This week, the Almedalen Week will temporarily move the epicenter of Swedish politics and business from Stockholm to Visby, on the island of Gotland. Taking place the first week of July every year, the Almedalen Week attracts some 45,000 visitors to the old Hanseatic town on the island in the middle of the Baltic Sea. They attend more than 7,000 workshops, speeches, debates and receptions which take place in pop-up locations like shops, gardens and warehouses. Browsing through the program, climate and sustainability, digitalization and gender and power equality seem to be this year’s most popular topics of discussion. But an important feature of the week is that nearly all current and niched questions – and several unlikely – are the topic of at least one workshop.
It all started 51 years ago when future PM Olof Palme gave a speech en route to his summer holiday. Now, every evening during the week is devoted to an individual party leader delivering a speech in the park that has given the week its name.
For many years it was an event stretching over one or a few days attracting only professional politicians from the main parties, but after a while journalists came along to report upon what they discussed. Then, around the Millennium, NGOs and lobbying groups started to come. A few years later, companies saw the opportunity to meet with a range of their stakeholder groups. With social media and digital influencers added to the mix by the 2010’s, the week had evolved into its present format – a combination of politics and business, professionalism and party.
To illustrate the broad variety of activities: During late Wednesday evening every year, senior politicians and business leaders take to the stage in an open-air night club to take part in a DJ battle in front of an audience of 2,000 people. The following morning, the Swedish government holds its weekly meeting at the local governor’s residence.

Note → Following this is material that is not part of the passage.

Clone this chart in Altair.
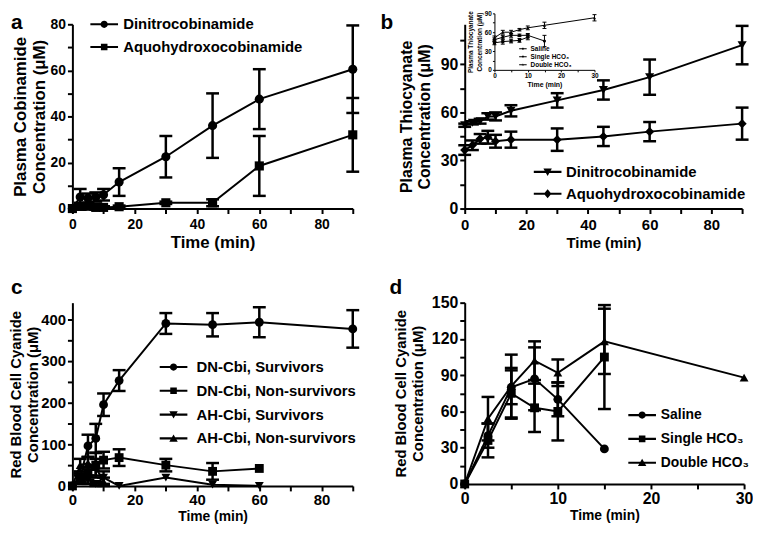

The week has drawn some international interest through the years. Foreign delegations have visited to see what goes on, and some countries have created similar venues, like Folkemødet on the Danish island of Bornholm and Arendalsuka in the Norwegian town of Arendal. One could argue that the Almedalen Week is very Swedish in its forms – equal, consensus driven and based on dialogue. But it is also informal and intimate. And most important, focused on contributing to democracy in a number of ways:
It gives anyone access to politicians and business leaders.
The Almedalen Week could be described as a national mini-Davos Conference, but then again not. The complete “Who’s who?” of Swedish politics, business, administration and journalism gets on to planes and ferries to go there. But they are not alone. A broad layer of grass-root activists from even the most niche of NGO’s attend the week as well. So do citizens with no affiliation but just an interest in a specific question or society in general. The seminars are free of charge and open to anyone, and there is no requirement to sign up in advance or get accreditation. In the medieval streets and tight restaurant terraces, these grass-root activists are back-to-back with government ministers and top-CEOs, and the culture is open-minded allowing anyone to ask a question or express an opinion.
The discussions develop policies and advance the public debate.
With several thousands of program items, it may not come as a surprise that most policy fields, public issues and societal challenges are covered. The seminars are opportunities for the main stakeholders in all fields of Swedish society to meet, and focus on idea creation in a way that is not possible in the daily life.
It leads to unexpected meetings and cooperation.
The mix of spheres and an open mindset is a terrific environment for unexpected meetings across dividing lines and conventional groupings. It is not only civil society and citizens getting access to politicians and business leaders, it is the other way round as well. Many projects launched in Sweden have started with an unexpected alliance formed during Almedalen Week. Personally, the largest part of my network and friendships within Swedish media, political parties outside my own and in NGOs originate from meetings in any of the fifteen Almedalen Weeks I have attended.
It is a platform for knowledge sharing.
Most of the seminars bring more than just one speaker to the stage. Five panelists or more is not unusual. This means that some 20,000-30,000 expert perspectives and insights are added to the discussion during the week, educating leaders about fields they may know little or nothing about, or about fields they work with already or simply can just get inspired by. It is a marvelous knowledge-sharing exercise, and its effect on Swedish decision making should not be underestimated.
In a time with disruptive technologies, climate challenge and other megatrends reshaping business, environments like this are tremendously important and useful. When I was heading media relations in the household appliances giant Electrolux, I went to Almedalen to talk about green vacuum cleaners and branding Swedish consumer goods in a global market. But I came back with mind-blowing perspectives on the future of business and consumer preferences.
Perhaps every European country and market needs an Almedalen week. Particularly in these times of misconceptions towards the elites, the rural-urban divide and higher tensions in the public debate. In most Western democracies, the recent political development has proven the need for inclusiveness, established political movements to renew and the public dialogue to be reinstated. Sweden is by all means no exception to these developments, but the impact is probably less due to Almedalen Week. An Isle of Wight Week in the UK, Sardinia Week in Italy or Rügen Week in Germany will not be full solutions to the crisis of democracy, but they could be a part of it.